I’m always bookmarking articles of interest, and in going through my backlog, I just came across one on underwater energy harvesting that appeared in EETimes this past February. (And speaking of February, doesn’t that seem a million years ago?)
In the article, Bill Schweber describes a new approach that some MIT researchers are using.
The team combined two very different phenomena — the piezoelectric effect and backscattering — to provide a modest data-rate, battery-free underwater sensor and data link, which they call a Piezo-Acoustic Backscatter (PAB) system. Backscatter itself is a well-known technique often used with passive RFID and other systems; it uses directed, impinging energy to stimulate, power, and provide a response, usually in the electromagnetic RF world. (Source: EE Times)

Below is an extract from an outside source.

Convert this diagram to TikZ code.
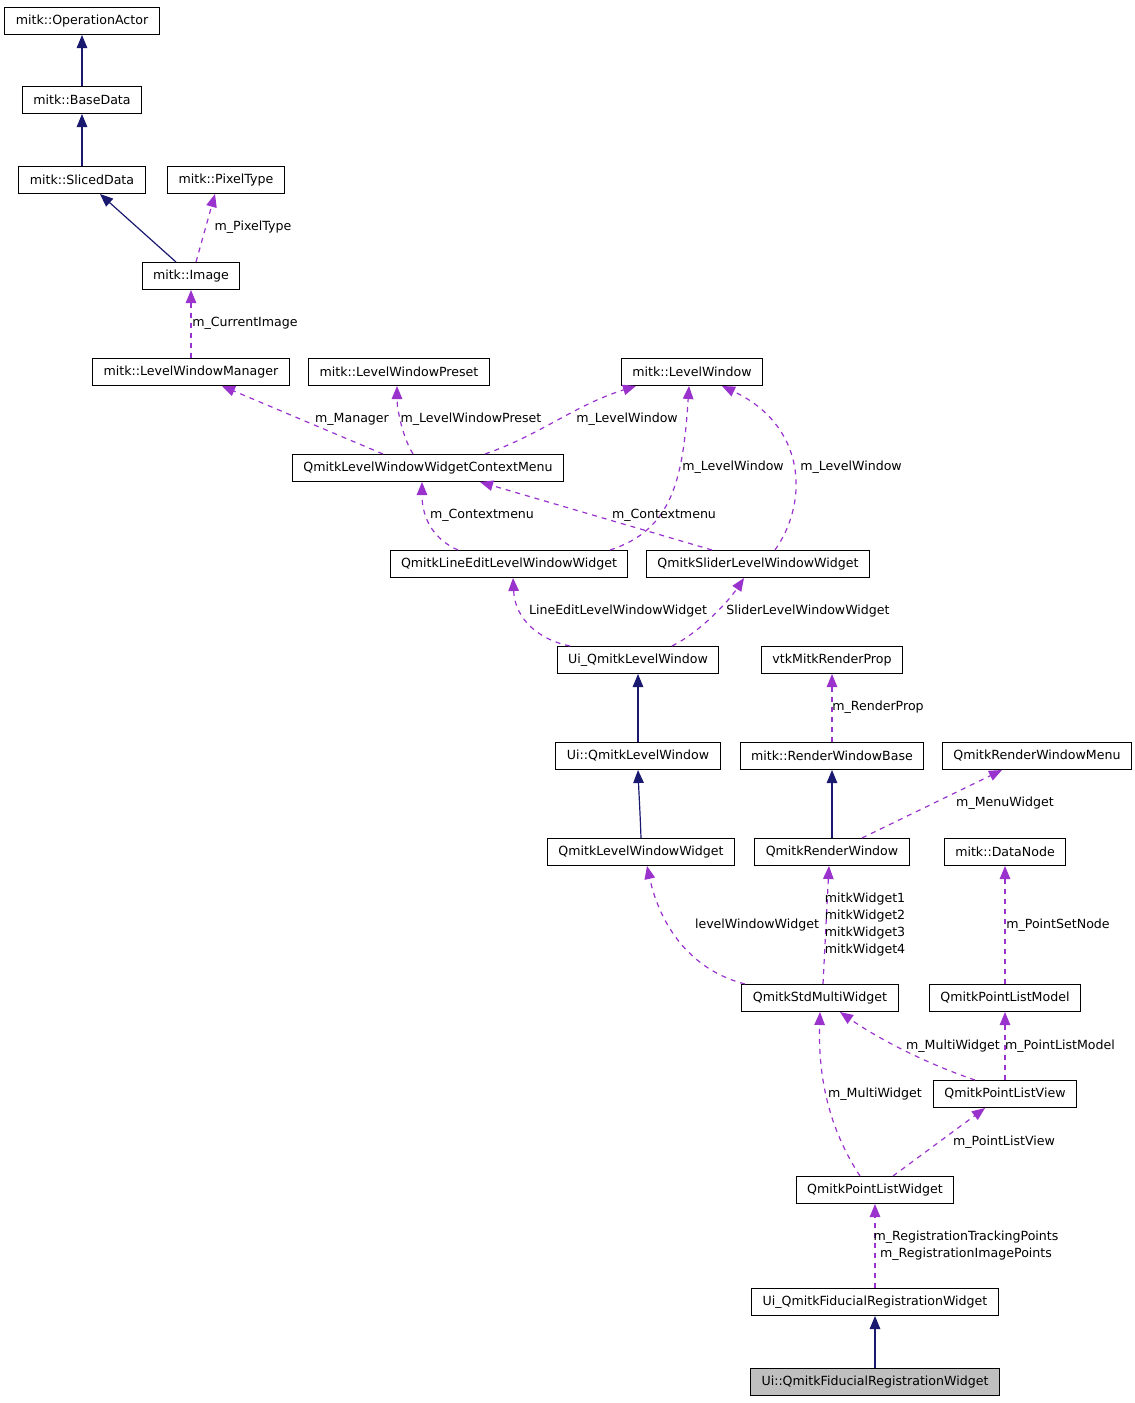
\documentclass[tikz,border=0pt]{standalone}
\usepackage{fontspec}
\setmainfont{DejaVu Sans}
\usetikzlibrary{arrows.meta}
\definecolor{inhcol}{HTML}{191970}
\definecolor{usecol}{HTML}{9A32CD}
\definecolor{curcol}{HTML}{BFBFBF}
\begin{document}
\begin{tikzpicture}[x=1pt,y=-1pt,
  cls/.style={draw=black,line width=1pt,minimum height=27pt,inner xsep=11pt,inner ysep=0pt,
    font=\fontsize{12.6}{17}\selectfont},
  curcls/.style={cls,fill=curcol},
  lbl/.style={font=\fontsize{12.6}{17}\selectfont,align=center,inner sep=0pt},
  inh/.style={draw=inhcol,line width=1.2pt,-{Triangle[length=13pt,width=10.5pt]}},
  use/.style={draw=usecol,line width=1.2pt,dash pattern=on 5pt off 5pt,
    -{Triangle[length=13pt,width=10.5pt]}}]
  \useasboundingbox (0,0) rectangle (1135,1403);
  % classes
  \node[cls] (oper) at (82,21) {mitk::OperationActor};
  \node[cls] (base) at (82,100) {mitk::BaseData};
  \node[cls] (sliced) at (82,180) {mitk::SlicedData};
  \node[cls] (pix) at (226,180) {mitk::PixelType};
  \node[cls] (img) at (191,276) {mitk::Image};
  \node[cls] (lwm) at (191,372) {mitk::LevelWindowManager};
  \node[cls] (preset) at (399,372) {mitk::LevelWindowPreset};
  \node[cls] (lw) at (692,372) {mitk::LevelWindow};
  \node[cls] (ctx) at (428,468) {QmitkLevelWindowWidgetContextMenu};
  \node[cls] (le) at (509,564) {QmitkLineEditLevelWindowWidget};
  \node[cls] (sl) at (758,564) {QmitkSliderLevelWindowWidget};
  \node[cls] (uilw) at (638,660) {Ui\_QmitkLevelWindow};
  \node[cls] (vtk) at (832,660) {vtkMitkRenderProp};
  \node[cls] (uilwc) at (638,756) {Ui::QmitkLevelWindow};
  \node[cls] (rwb) at (832,756) {mitk::RenderWindowBase};
  \node[cls] (menu) at (1037,756) {QmitkRenderWindowMenu};
  \node[cls] (lww) at (641,852) {QmitkLevelWindowWidget};
  \node[cls] (rw) at (832,852) {QmitkRenderWindow};
  \node[cls] (dn) at (1005,852) {mitk::DataNode};
  \node[cls] (smw) at (820,998) {QmitkStdMultiWidget};
  \node[cls] (plm) at (1005,998) {QmitkPointListModel};
  \node[cls] (plv) at (1005,1094) {QmitkPointListView};
  \node[cls] (plw) at (875,1190) {QmitkPointListWidget};
  \node[cls] (uif) at (875,1302) {Ui\_QmitkFiducialRegistrationWidget};
  \node[curcls] (uifc) at (875,1382) {Ui::QmitkFiducialRegistrationWidget};
  % inheritance
  \draw[inh] (base.north) -- (oper.south);
  \draw[inh] (sliced.north) -- (base.south);
  \draw[inh] ([xshift=-15pt]img.north) -- ([xshift=18pt]sliced.south);
  \draw[inh] (uilwc.north) -- (uilw.south);
  \draw[inh] (lww.north) .. controls (640,810) and (639,795) .. (uilwc.south);
  \draw[inh] (rw.north) -- (rwb.south);
  \draw[inh] (uifc.north) -- (uif.south);
  % usage
  \draw[use] ([xshift=5pt]img.north) -- ([xshift=-11pt]pix.south);
  \draw[use] (lwm.north) -- (img.south);
  \draw[use] ([xshift=-45pt]ctx.north) -- ([xshift=31pt]lwm.south);
  \draw[use] ([xshift=-15pt]ctx.north) .. controls (403,438) and (397,410) .. ([xshift=-2pt]preset.south);
  \draw[use] ([xshift=57pt]ctx.north) .. controls (540,435) and (575,405) .. ([xshift=-56pt]lw.south);
  \draw[use] ([xshift=-51pt]le.north) .. controls (435,540) and (422,520) .. ([xshift=-6pt]ctx.south);
  \draw[use] ([xshift=101pt]le.north) .. controls (672,530) and (683,480) .. ([xshift=-3pt]lw.south);
  \draw[use] ([xshift=-46pt]sl.north) -- ([xshift=52pt]ctx.south);
  \draw[use] ([xshift=17pt]sl.north) .. controls (810,500) and (805,425) .. ([xshift=30pt]lw.south);
  \draw[use] ([xshift=-68pt]uilw.north) .. controls (540,640) and (515,620) .. ([xshift=4pt]le.south);
  \draw[use] ([xshift=34pt]uilw.north) .. controls (700,632) and (728,602) .. ([xshift=-14pt]sl.south);
  \draw[use] (rwb.north) -- (vtk.south);
  \draw[use] ([xshift=30pt]rw.north) -- ([xshift=-35pt]menu.south);
  \draw[use] ([xshift=-75pt]smw.north) .. controls (690,970) and (660,925) .. ([xshift=6pt]lww.south);
  \draw[use] ([xshift=3pt]smw.north) -- ([xshift=-3pt]rw.south);
  \draw[use] (plm.north) -- (dn.south);
  \draw[use] ([xshift=-30pt]plv.north) .. controls (930,1065) and (880,1040) .. ([xshift=20pt]smw.south);
  \draw[use] (plv.north) -- (plm.south);
  \draw[use] ([xshift=-15pt]plw.north) .. controls (830,1130) and (818,1080) .. (smw.south);
  \draw[use] ([xshift=18pt]plw.north) -- ([xshift=-20pt]plv.south);
  \draw[use] (uif.north) -- (plw.south);
  % labels
  \node[lbl] (lpix) at (253,227) {m\_PixelType};
  \node[lbl] (limg) at (245,323) {m\_CurrentImage};
  \node[lbl] (lmgr) at (352,419) {m\_Manager};
  \node[lbl] (lpre) at (471,419) {m\_LevelWindowPreset};
  \node[lbl] (llwa) at (627,419) {m\_LevelWindow};
  \node[lbl] (llwb) at (733,467) {m\_LevelWindow};
  \node[lbl] (llwc) at (851,467) {m\_LevelWindow};
  \node[lbl] (lcma) at (482,515) {m\_Contextmenu};
  \node[lbl] (lcmb) at (664,515) {m\_Contextmenu};
  \node[lbl] (lle) at (618,611) {LineEditLevelWindowWidget};
  \node[lbl] (lsl) at (808,611) {SliderLevelWindowWidget};
  \node[lbl] (lrp) at (878,707) {m\_RenderProp};
  \node[lbl] (lmw) at (1005,803) {m\_MenuWidget};
  \node[lbl] (llww) at (757,925) {levelWindowWidget};
  \node[lbl] (lmitk) at (865,925) {mitkWidget1\\mitkWidget2\\mitkWidget3\\mitkWidget4};
  \node[lbl] (lpsn) at (1058,925) {m\_PointSetNode};
  \node[lbl] (lmua) at (953,1046) {m\_MultiWidget};
  \node[lbl] (lplm) at (1060,1046) {m\_PointListModel};
  \node[lbl] (lmub) at (875,1094) {m\_MultiWidget};
  \node[lbl] (lplv) at (1004,1142) {m\_PointListView};
  \node[lbl] (lreg) at (966,1246) {m\_RegistrationTrackingPoints\\m\_RegistrationImagePoints};
\end{tikzpicture}
\end{document}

As Bill points out, the idea of energy harvesting – tapping sources of energy like wind, solar, underwater currents, and sea water – is inherently appealing. The sources are free for the asking, and, unlike oil and other extractive energy sources, are renewable. But the cost of developing free sources is high, which is why the work being done by the MIT team and others to make energy harvesting more feasible is so crucial – even if the MIT work is not aimed at providing energy at scale to fuel the grid.

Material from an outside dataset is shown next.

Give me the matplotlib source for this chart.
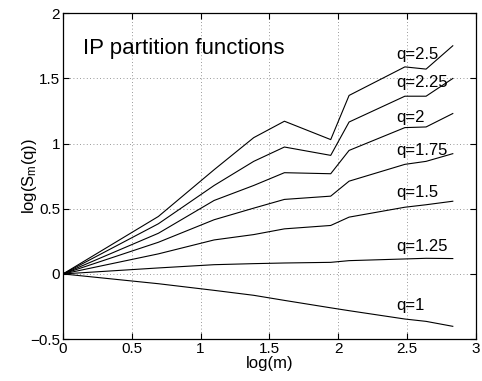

The applications for this project are largely around oceanography: sea temperature monitoring to track climate change and marine life movement. The solution being developed by MIT researchers will allow scientists to deploy large networks of sensors that can operate for prolonged periods without human intervention. These networks of sensors, something of an IOT that runs underwater, gather data and transmit it to devices on the surface.
Here’s how it works:
In the MIT team’s PAB system, a transmitter sends directed acoustic (pressure) waves through water toward a submerged piezoelectric sensor and circuit that has stored the sensed data — which could be water temperature, flow, salinity, or other parameter of interest. This submerged node has a circuit board that houses a piezoelectric resonator, an energy-harvesting unit, and a microcontroller. When this energy wave hits the sensor, the piezo material vibrates and stores the resulting electrical charge — that’s the beginning of the energy-harvest cycle. Next, the sensor uses that stored energy to reflect or to not reflect a wave back to a receiver. The receiver sees a reflection as a 1 and a non-reflection as a 0 — and can so decode the serial data stream.
Those 1’s and 0’s, as is so often the case, are key.

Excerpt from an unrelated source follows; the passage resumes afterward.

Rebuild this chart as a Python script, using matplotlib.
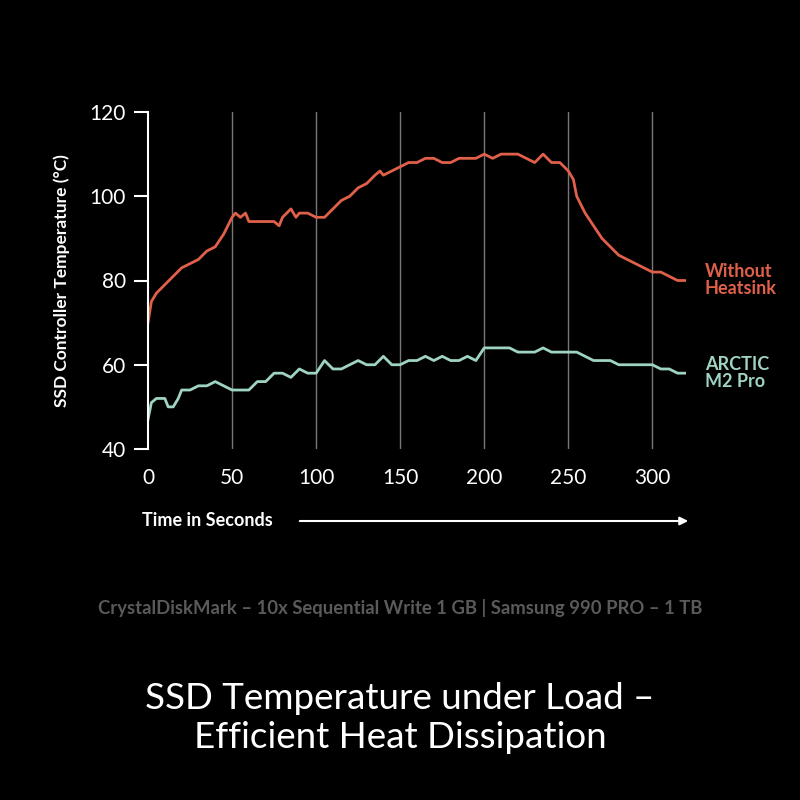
import matplotlib
matplotlib.use("Agg")
import matplotlib.pyplot as plt

plt.rcParams["font.family"] = "Lato"

time_red = [0,2,5,10,15,20,25,30,35,40,45,50,52,55,58,60,65,70,75,78,80,85,88,90,95,100,105,110,115,120,125,130,135,138,140,145,150,155,160,165,170,175,180,185,190,195,200,205,210,215,220,225,230,235,240,245,250,253,255,260,265,270,275,280,285,290,295,300,305,310,315,320]
temp_red = [70,75,77,79,81,83,84,85,87,88,91,95,96,95,96,94,94,94,94,93,95,97,95,96,96,95,95,97,99,100,102,103,105,106,105,106,107,108,108,109,109,108,108,109,109,109,110,109,110,110,110,109,108,110,108,108,106,104,100,96,93,90,88,86,85,84,83,82,82,81,80,80]
time_teal = [0,2,5,10,12,15,18,20,25,30,35,40,45,50,55,60,65,70,75,80,85,90,95,100,105,110,115,120,125,130,135,140,145,150,155,160,165,170,175,180,185,190,195,200,205,210,215,220,225,230,235,240,245,250,255,260,265,270,275,280,285,290,295,300,305,310,315,320]
temp_teal = [47,51,52,52,50,50,52,54,54,55,55,56,55,54,54,54,56,56,58,58,57,59,58,58,61,59,59,60,61,60,60,62,60,60,61,61,62,61,62,61,61,62,61,64,64,64,64,63,63,63,64,63,63,63,63,62,61,61,61,60,60,60,60,60,59,59,58,58]
xticks = [0,50,100,150,200,250,300]
yticks = [40,60,80,100,120]

RED = "#e0604a"
TEAL = "#9fd3c4"

fig = plt.figure(figsize=(8,8), dpi=100, facecolor="black")
ax = fig.add_axes([148/800, 1-449/800, (686-148)/800, (449-112)/800])
ax.set_facecolor("black")
ax.set_xlim(0, 320)
ax.set_ylim(40, 120)
for x in xticks[1:]:
    ax.axvline(x, color="#777777", lw=1)
ax.plot(time_red, temp_red, color=RED, lw=2)
ax.plot(time_teal, temp_teal, color=TEAL, lw=2)
for s in ["top","right","bottom"]:
    ax.spines[s].set_visible(False)
ax.spines["left"].set_color("white")
ax.spines["left"].set_linewidth(1.5)
ax.set_xticks(xticks)
ax.set_yticks(yticks)
ax.tick_params(axis="x", length=0, colors="white", labelsize=15, pad=14)
ax.tick_params(axis="y", length=10, width=1.5, colors="white", labelsize=15, pad=6, direction="out")
ax.set_ylabel("SSD Controller Temperature (°C)", color="white", fontsize=12.5, fontweight="bold", labelpad=14)

fig.text(705/800, 1-280/800, "Without\nHeatsink", color=RED, fontsize=13, fontweight="bold", va="center", linespacing=1.0)
fig.text(705/800, 1-373/800, "ARCTIC\nM2 Pro", color=TEAL, fontsize=13, fontweight="bold", va="center", linespacing=1.0)
fig.text(142/800, 1-520/800, "Time in Seconds", color="white", fontsize=13, fontweight="bold", va="center")
fig.add_artist(matplotlib.patches.FancyArrowPatch((297/800, 1-521/800), (691/800, 1-521/800),
    transform=fig.transFigure, arrowstyle="-|>", mutation_scale=12, color="white", lw=1.5))
fig.text(0.5, 1-608/800, "CrystalDiskMark – 10x Sequential Write 1 GB | Samsung 990 PRO – 1 TB",
         color="#5a5a5a", fontsize=13.3, fontweight="bold", ha="center", va="center")
fig.text(0.5, 1-718/800, "SSD Temperature under Load –\nEfficient Heat Dissipation",
         color="white", fontsize=26.5, ha="center", va="center", linespacing=1.25)
fig.savefig("out.png", facecolor="black")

“Once you have a way to transmit 1s and 0s, you can send any information,” said co-author Fadel Adib, an assistant professor in the MIT media lab and the department of electrical engineering and computer science and founding director of the Signal Kinetics Research Group. “Basically, we can communicate with underwater sensors based solely on the incoming sound signals whose energy we are harvesting.”
So far the MIT research has been done in the lab, not in the ocean. (That’s a picture of the tank used for the experiments.) The next step is to test in real-world conditions, where water salinity and wave movements will vary.
Overall, an interesting story that I’m glad I took off the virtual shelf of my backlogged, bookmarked library.